- A mother’s leg, shackled thirty minutes after giving birth in Massachusetts (October 2012).
The Prison Birth Project (PBP) is a reproductive justice organization providing support, education, advocacy, and activism training to women at the intersection of the criminal justice system and motherhood. As their website points out, in prison, 4-7% of women are pregnant, the same percentage as in the wider population; 85% are mothers, and 25% were pregnant upon arrest or gave birth in the previous year.
On Friday November 26th, I was among over a hundred people who gathered at the First Churches in Northampton for the PBP’s Annual Fall Fundraiser Celebration. Staff and members of the organization gave moving testimonies while the audience enjoyed a gourmet meal sourced from donations from local farms. Marcella Jayne, a facilitator for PBP’s Mothers Among Us program (a support group created for incarcerated mothers to explore the effects of oppression in their lives) spoke out about her own experiences with the penal system. She recalled shackles restricting the blood flow to her ankles, swollen from pregnancy, and the mistreatment and humiliation she faced inside a locked facility.
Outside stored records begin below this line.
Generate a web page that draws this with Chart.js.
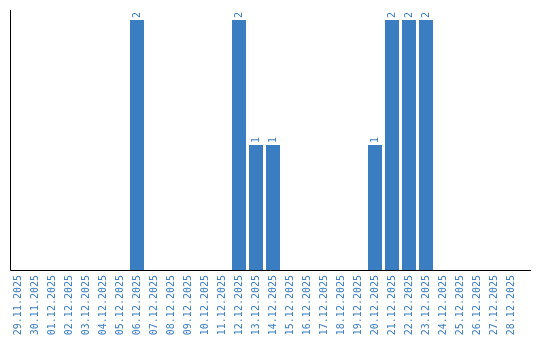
<!DOCTYPE html>
<html>
<head>
<meta charset="utf-8">
<script src="https://cdn.jsdelivr.net/npm/chart.js@4"></script>
<style>
  html, body { margin: 0; padding: 0; background: #fff; }
  canvas { display: block; }
</style>
</head>
<body>
<canvas id="dayStats" width="540" height="340"></canvas>
<script>
const days = [
  '29.11.2025', '30.11.2025', '01.12.2025', '02.12.2025', '03.12.2025',
  '04.12.2025', '05.12.2025', '06.12.2025', '07.12.2025', '08.12.2025',
  '09.12.2025', '10.12.2025', '11.12.2025', '12.12.2025', '13.12.2025',
  '14.12.2025', '15.12.2025', '16.12.2025', '17.12.2025', '18.12.2025',
  '19.12.2025', '20.12.2025', '21.12.2025', '22.12.2025', '23.12.2025',
  '24.12.2025', '25.12.2025', '26.12.2025', '27.12.2025', '28.12.2025'
];
const counts = [
  0, 0, 0, 0, 0,
  0, 0, 2, 0, 0,
  0, 0, 0, 2, 1,
  1, 0, 0, 0, 0,
  0, 1, 2, 2, 2,
  0, 0, 0, 0, 0
];

const blue = '#3a7dc0';

// numbers above the bars, turned like the date labels
const valueLabels = {
  id: 'valueLabels',
  afterDatasetsDraw(chart) {
    const ctx = chart.ctx;
    const meta = chart.getDatasetMeta(0);
    ctx.save();
    ctx.fillStyle = blue;
    ctx.font = '10px "DejaVu Sans Mono"';
    ctx.textAlign = 'left';
    ctx.textBaseline = 'middle';
    meta.data.forEach((bar, i) => {
      const v = counts[i];
      if (!v) return;
      ctx.save();
      ctx.translate(bar.x, bar.y - 2);
      ctx.rotate(-Math.PI / 2);
      ctx.fillText(String(v), 0, 0);
      ctx.restore();
    });
    ctx.restore();
  }
};

// plain black axis lines, the bottom one runs a bit past the last bar
const axisLines = {
  id: 'axisLines',
  afterDraw(chart) {
    const ctx = chart.ctx;
    const a = chart.chartArea;
    const x0 = Math.round(a.left) + 0.5;
    const y0 = Math.round(a.bottom) + 0.5;
    ctx.save();
    ctx.strokeStyle = '#000';
    ctx.lineWidth = 1;
    ctx.beginPath();
    ctx.moveTo(x0, Math.round(a.top));
    ctx.lineTo(x0, y0);
    ctx.lineTo(chart.width - 9, y0);
    ctx.stroke();
    ctx.restore();
  }
};

new Chart(document.getElementById('dayStats'), {
  type: 'bar',
  data: {
    labels: days,
    datasets: [{
      data: counts,
      backgroundColor: blue,
      borderWidth: 0,
      categoryPercentage: 1,
      barPercentage: 14 / 17
    }]
  },
  options: {
    responsive: false,
    animation: false,
    layout: { padding: { left: 9.5, right: 20.5, top: 10, bottom: 0 } },
    plugins: {
      legend: { display: false },
      tooltip: { enabled: false }
    },
    scales: {
      x: {
        grid: { display: false, drawTicks: false },
        border: { display: false },
        ticks: {
          color: blue,
          font: { family: 'DejaVu Sans Mono', size: 10 },
          minRotation: 90,
          maxRotation: 90,
          autoSkip: false,
          padding: 5
        },
        afterFit(scale) { scale.height = 70; }
      },
      y: {
        display: false,
        min: 0,
        max: 2.08
      }
    }
  },
  plugins: [valueLabels, axisLines]
});
</script>
</body>
</html>
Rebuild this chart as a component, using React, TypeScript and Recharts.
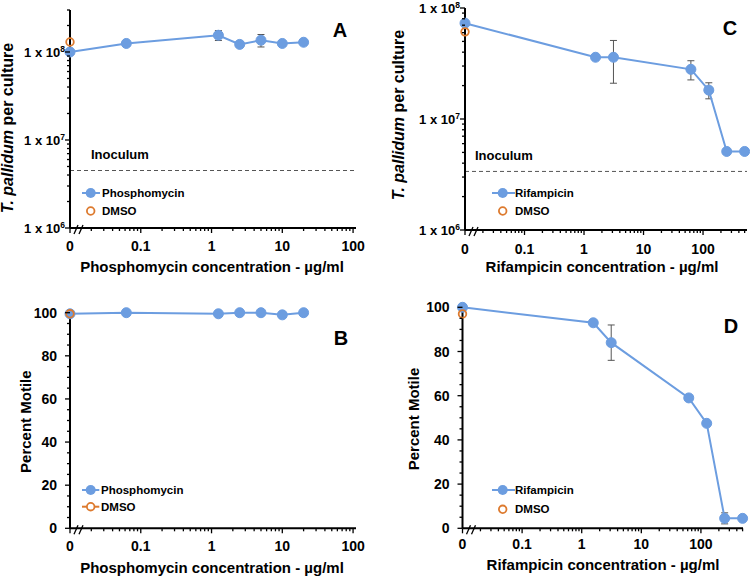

A member shared her bumpy struggle to end the cycle of addiction in her family, and provide her kids with a better life. Full of emotion, she recalled the strength she drew from the Prison Birth Project doula (birth helper), who assisted her as she gave birth while incarcerated. It was a heart wrenching account, but also spoke to hope, sisterhood, and the transformative healing.
Gratitude poured from all over the room. Prison Birth Project Co-Founder Lisa Andrews honored two members and a volunteer doula, providing them with Resiliency Awards. Anna Hendricks the Co-Director of Development, discussed the miracles PBP creates, running 3 programs on the shoestring budget of only 60,000 a year. She pointed out that staff hours are exceeded by volunteer hours.